### Problem description
Leave out every picture, then transcribe the rest of the listing exactly.

### Information provided
○ ○ ○ ○
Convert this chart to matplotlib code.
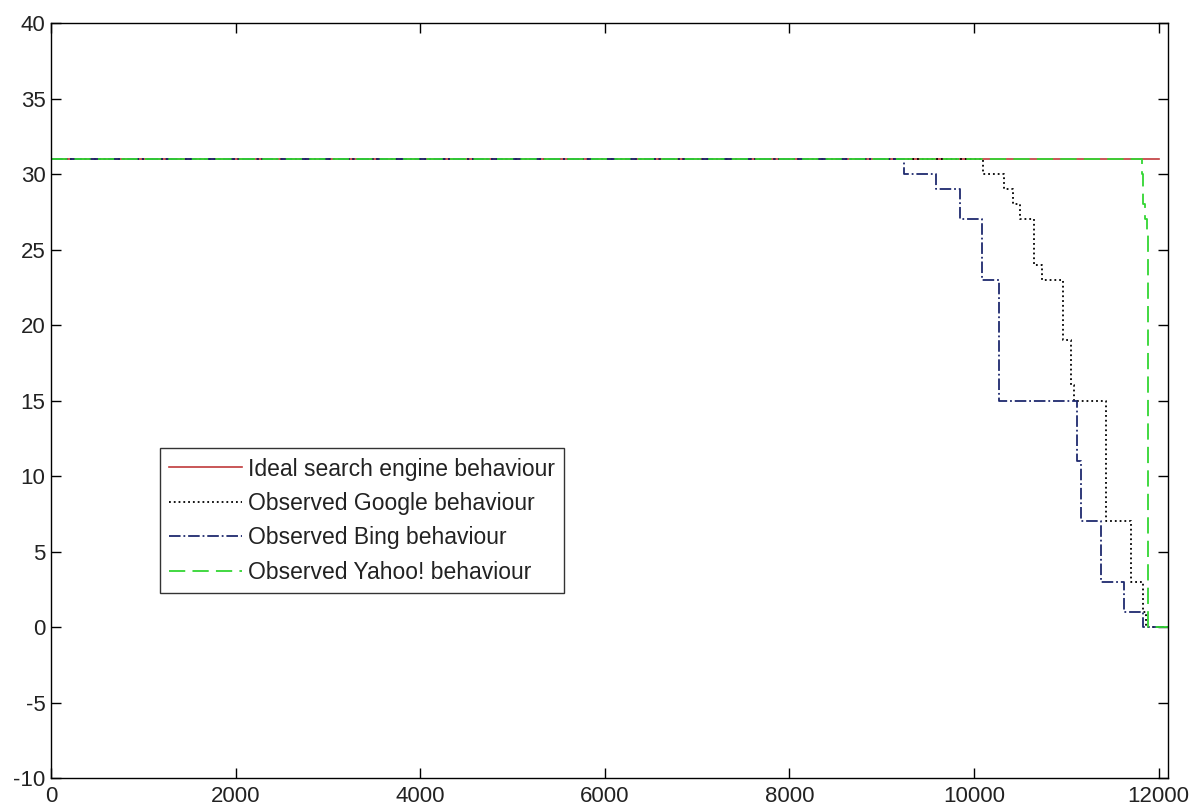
import matplotlib.pyplot as plt

plt.rcParams['font.family'] = ['Liberation Sans', 'DejaVu Sans']
plt.rcParams['axes.unicode_minus'] = False

# ideal behaviour
ideal_x = [0, 12000]
ideal_y = [31, 31]

# observed Google (step values)
google_x = [0, 10100, 10320, 10420, 10500, 10645, 10740, 10960, 11050, 11080, 11425, 11705, 11835, 11860, 12100]
google_y = [31, 30, 29, 28, 27, 24, 23, 19, 16, 15, 7, 3, 1, 0, 0]

# observed Bing
bing_x = [0, 9236, 9583, 9843, 10090, 10270, 11120, 11160, 11370, 11620, 11826, 12100]
bing_y = [31, 30, 29, 27, 23, 15, 11, 7, 3, 1, 0, 0]

# observed Yahoo!
yahoo_x = [0, 11820, 11835, 11850, 11868, 11880, 12100]
yahoo_y = [31, 30, 28, 27, 26, 0, 0]

fig = plt.figure(figsize=(11.93, 8.08), dpi=100)
ax = fig.add_axes([0.0427, 0.0371, 0.9363, 0.9344])

ax.plot(ideal_x, ideal_y, '-', color='#c0393b', lw=1.2, label='Ideal search engine behaviour')
ax.plot(google_x, google_y, ':', color='black', lw=1.3, drawstyle='steps-post',
        label='Observed Google behaviour')
ax.plot(bing_x, bing_y, '-.', color='#1f2a6e', lw=1.3, drawstyle='steps-post',
        label='Observed Bing behaviour')
ax.plot(yahoo_x, yahoo_y, '--', color='#33d633', lw=1.3, drawstyle='steps-post',
        dashes=(9, 4), label='Observed Yahoo! behaviour')

ax.set_xlim(0, 12100)
ax.set_ylim(-10, 40)
ax.set_xticks(range(0, 12001, 2000))
ax.set_yticks(range(-10, 41, 5))
ax.tick_params(direction='in', length=7, width=1, top=True, right=True,
               labelsize=16, colors='black', labelcolor='#222222', pad=4)
ax.tick_params(axis='x', pad=6)
for s in ax.spines.values():
    s.set_linewidth(1.0)

leg = ax.legend(loc='lower left', bbox_to_anchor=(0.0976, 0.245), borderaxespad=0,
                fontsize=16.5, handlelength=3.2, handletextpad=0.25, labelspacing=0.5,
                borderpad=0.4, fancybox=False, framealpha=1, edgecolor='#333333')
leg.get_frame().set_linewidth(1.0)
for t in leg.get_texts():
    t.set_color('#222222')

fig.savefig('out.png', dpi=100)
○ ○ ○ ○
### Task output
Convert this chart to matplotlib code.
import matplotlib.pyplot as plt

plt.rcParams['font.family'] = ['Liberation Sans', 'DejaVu Sans']
plt.rcParams['axes.unicode_minus'] = False

# ideal behaviour
ideal_x = [0, 12000]
ideal_y = [31, 31]

# observed Google (step values)
google_x = [0, 10100, 10320, 10420, 10500, 10645, 10740, 10960, 11050, 11080, 11425, 11705, 11835, 11860, 12100]
google_y = [31, 30, 29, 28, 27, 24, 23, 19, 16, 15, 7, 3, 1, 0, 0]

# observed Bing
bing_x = [0, 9236, 9583, 9843, 10090, 10270, 11120, 11160, 11370, 11620, 11826, 12100]
bing_y = [31, 30, 29, 27, 23, 15, 11, 7, 3, 1, 0, 0]

# observed Yahoo!
yahoo_x = [0, 11820, 11835, 11850, 11868, 11880, 12100]
yahoo_y = [31, 30, 28, 27, 26, 0, 0]

fig = plt.figure(figsize=(11.93, 8.08), dpi=100)
ax = fig.add_axes([0.0427, 0.0371, 0.9363, 0.9344])

ax.plot(ideal_x, ideal_y, '-', color='#c0393b', lw=1.2, label='Ideal search engine behaviour')
ax.plot(google_x, google_y, ':', color='black', lw=1.3, drawstyle='steps-post',
        label='Observed Google behaviour')
ax.plot(bing_x, bing_y, '-.', color='#1f2a6e', lw=1.3, drawstyle='steps-post',
        label='Observed Bing behaviour')
ax.plot(yahoo_x, yahoo_y, '--', color='#33d633', lw=1.3, drawstyle='steps-post',
        dashes=(9, 4), label='Observed Yahoo! behaviour')

ax.set_xlim(0, 12100)
ax.set_ylim(-10, 40)
ax.set_xticks(range(0, 12001, 2000))
ax.set_yticks(range(-10, 41, 5))
ax.tick_params(direction='in', length=7, width=1, top=True, right=True,
               labelsize=16, colors='black', labelcolor='#222222', pad=4)
ax.tick_params(axis='x', pad=6)
for s in ax.spines.values():
    s.set_linewidth(1.0)

leg = ax.legend(loc='lower left', bbox_to_anchor=(0.0976, 0.245), borderaxespad=0,
                fontsize=16.5, handlelength=3.2, handletextpad=0.25, labelspacing=0.5,
                borderpad=0.4, fancybox=False, framealpha=1, edgecolor='#333333')
leg.get_frame().set_linewidth(1.0)
for t in leg.get_texts():
    t.set_color('#222222')

fig.savefig('out.png', dpi=100)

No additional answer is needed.